Lesson 8Combining Bases

Learning Goal

Let’s multiply expressions with different bases.

Learning Targets

I can use and explain a rule for multiplying terms that have different bases but the same exponent.

Lesson Terms

base (of an exponent)
reciprocal

Warm Up: Same Exponent, Different Base

Problem 1

Evaluate $5^{3} \cdot 2^{3}$

Problem 2

Evaluate $10^{3}$

Activity 1: Exponent Product Rule

Problem 1

The table contains products of expressions with different bases and the same exponent. Complete the table to see how we can rewrite them. Use the “expanded” column to work out how to combine the factors into a new base.

expression	expanded	exponent
$5^{3} \cdot 2^{3}$	$\begin{aligned} (5 \cdot 5 \cdot 5) \cdot (2 \cdot 2 \cdot 2) & = (2 \cdot 5) (2 \cdot 5) (2 \cdot 5) \\ = 10 \cdot 10 \cdot 10 \end{aligned}$	$10^{3}$
$3^{2} \cdot 7^{2}$		$21^{2}$
$2^{4} \cdot 3^{4}$
		$15^{3}$
		$30^{4}$
$2^{4} \cdot x^{4}$
$a^{n} \cdot b^{n}$
$7^{4} \cdot 2^{4} \cdot 5^{4}$

Problem 2

Can you write $2^{3} \cdot 3^{4}$ with a single exponent? What happens if neither the exponents nor the bases are the same? Explain or show your reasoning.

Activity 2: How Many Ways Can You Make 3,600?

Your teacher will give your group tools for creating a visual display to play a game. Divide the display into 3 columns, with these headers:

$a^{n} \cdot a^{m} = a^{n + m}$

$\frac{a^{n}}{a^{m}} = a^{n - m}$

$a^{n} \cdot b^{n} = {(a \cdot b)}^{n}$

How to play:

When the time starts, you and your group will write as many expressions as you can that equal a specific number using one of the exponent rules on your board. When the time is up, compare your expressions with another group to see how many points you earn.
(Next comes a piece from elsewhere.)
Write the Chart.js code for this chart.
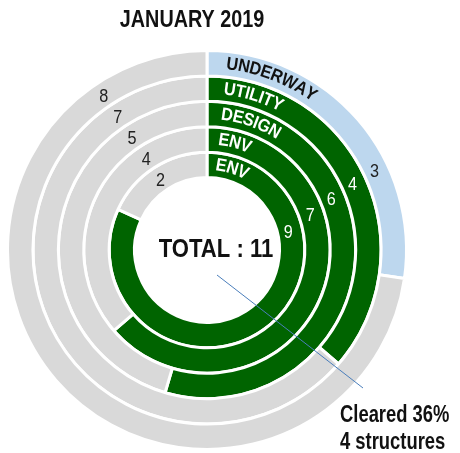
<!DOCTYPE html>
<html>
<head>
<meta charset="utf-8">
<script src="https://cdn.jsdelivr.net/npm/chart.js@4.4.1/dist/chart.umd.min.js"></script>
<style>
  html, body { margin: 0; padding: 0; background: #fff; }
</style>
</head>
<body>
<canvas id="myChart" width="460" height="453"></canvas>
<script>
const title = 'JANUARY 2019'
const rings = ['UNDERWAY', 'UTILITY', 'DESIGN', 'ENV', 'ENV']
const done = [3, 4, 6, 7, 9]
const remaining = [8, 7, 5, 4, 2]
const total = 11
const cleared = 4

const FONT = "'Liberation Sans', Arial, sans-serif"

const green = '#006400'
const blue = '#bdd7ee'
const grey = '#d9d9d9'

// no narrow face installed, so squeeze the normal one
function narrowText(ctx, text, x, y, sx) {
  ctx.save()
  ctx.translate(x, y)
  ctx.scale(sx, 1)
  ctx.fillText(text, 0, 0)
  ctx.restore()
}

// text that follows the ring, letter by letter
function arcText(ctx, text, cx, cy, r, startDeg, sx) {
  let a = startDeg * Math.PI / 180
  for (const ch of text) {
    const w = ctx.measureText(ch).width * sx
    a += w / 2 / r
    ctx.save()
    ctx.translate(cx + r * Math.sin(a), cy - r * Math.cos(a))
    ctx.rotate(a)
    ctx.scale(sx, 1)
    ctx.fillText(ch, 0, 0)
    ctx.restore()
    a += w / 2 / r
  }
}

function polar(cx, cy, r, deg) {
  const a = deg * Math.PI / 180
  return [cx + r * Math.sin(a), cy - r * Math.cos(a)]
}

const labelsPlugin = {
  id: 'labels',
  afterDraw(chart) {
    const ctx = chart.ctx
    const doneAngle = [65, 66, 68, 72, 78]
    const restAngle = -34
    ctx.save()
    let cx = 0, cy = 0
    chart.data.datasets.forEach((ds, i) => {
      const arc = chart.getDatasetMeta(i).data[0]
      cx = arc.x
      cy = arc.y
      const r = (arc.innerRadius + arc.outerRadius) / 2

      // ring name
      ctx.font = 'bold 18px ' + FONT
      ctx.textAlign = 'center'
      ctx.textBaseline = 'middle'
      ctx.fillStyle = i === 0 ? '#111' : '#fff'
      arcText(ctx, rings[i], cx, cy, r, 6, 0.9)

      // values
      ctx.font = '18px ' + FONT
      ctx.fillStyle = i === 0 ? '#222' : '#fff'
      let p = polar(cx, cy, r - 2, doneAngle[i])
      narrowText(ctx, ds.data[0], p[0], p[1], 0.9)
      ctx.fillStyle = '#222'
      p = polar(cx, cy, r - 2, restAngle)
      narrowText(ctx, ds.data[1], p[0], p[1], 0.9)
    })

    // title
    ctx.textAlign = 'center'
    ctx.textBaseline = 'alphabetic'
    ctx.fillStyle = '#111'
    ctx.font = 'bold 23px ' + FONT
    narrowText(ctx, title, 192, 27, 0.86)

    // centre
    ctx.font = 'bold 26px ' + FONT
    narrowText(ctx, 'TOTAL : ' + total, cx + 9, cy + 7, 0.85)

    // call-out
    ctx.strokeStyle = '#4a7ebb'
    ctx.lineWidth = 1
    ctx.beginPath()
    ctx.moveTo(cx + 10, cy + 25)
    ctx.lineTo(cx + 156, cy + 138)
    ctx.stroke()

    ctx.textAlign = 'left'
    ctx.font = 'bold 23px ' + FONT
    narrowText(ctx, 'Cleared ' + Math.round(cleared / total * 100) + '%', 340, 422, 0.8)
    narrowText(ctx, cleared + ' structures', 340, 449, 0.8)
    ctx.restore()
  }
}

new Chart(document.getElementById('myChart'), {
  type: 'doughnut',
  data: {
    labels: ['Cleared', 'Remaining'],
    datasets: rings.map((name, i) => ({
      label: name,
      data: [done[i], remaining[i]],
      backgroundColor: [i === 0 ? blue : green, grey],
      borderColor: '#fff',
      borderWidth: 3
    }))
  },
  options: {
    responsive: false,
    animation: false,
    radius: 199.5,
    cutout: '36.3%',
    layout: { padding: { left: 0, right: 46, top: 47, bottom: 0 } },
    plugins: {
      legend: { display: false },
      tooltip: { enabled: false }
    }
  },
  plugins: [labelsPlugin]
});
</script>
</body>
</html>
Your group gets 1 point for every unique expression you write that is equal to the number and follows the exponent rule you claimed.
If an expression uses negative exponents, you get 2 points instead of just 1.
You can challenge the other group’s expression if you think it is not equal to the number or if it does not follow one of the three exponent rules.

Are you ready for more?

You have probably noticed that when you square an odd number, you get another odd number, and when you square an even number, you get another even number. Here is a way to expand the concept of odd and even for the number 3. Every integer is either divisible by 3, one MORE than a multiple of 3, or one LESS than a multiple of 3.

Examples of numbers that are one more than a multiple of 3 are 4, 7, and 25. Give three more examples.
Examples of numbers that are one less than a multiple of 3 are 2, 5, and 32. Give three more examples.
Do you think it’s true that when you square a number that is a multiple of 3, your answer will still be a multiple of 3? How about for the other two categories? Try squaring some numbers to check your guesses.

Lesson Summary

Before this lesson, we made rules for multiplying and dividing expressions with exponents that only work when the expressions have the same base. For example, $10^{3} \cdot 10^{2} = 10^{5}$ $or$ $2^{6} \div 2^{2} = 2^{4}$ In this lesson, we studied how to combine expressions with the same exponent, but different bases. For example, we can write $2^{3} \cdot 5^{3}$ as $2 \cdot 2 \cdot 2 \cdot 5 \cdot 5 \cdot 5$ . Regrouping this as $(2 \cdot 5) \cdot (2 \cdot 5) \cdot (2 \cdot 5)$ shows that

$\begin{aligned} 2^{3} \cdot 5^{3} & = {(2 \cdot 5)}^{3} \\ = 10^{3} \end{aligned}$

Notice that the 2 and 5 in the previous example could be replaced with different numbers or even variables. For example, if $a$ and $b$ are variables then $a^{3} \cdot b^{3} = {(a \cdot b)}^{3}$ . More generally, for a positive number $n$ , $a^{n} \cdot b^{n} = {(a \cdot b)}^{n}$ because both sides have exactly $n$ factors that are $a$ and $n$ factors that are $b$ .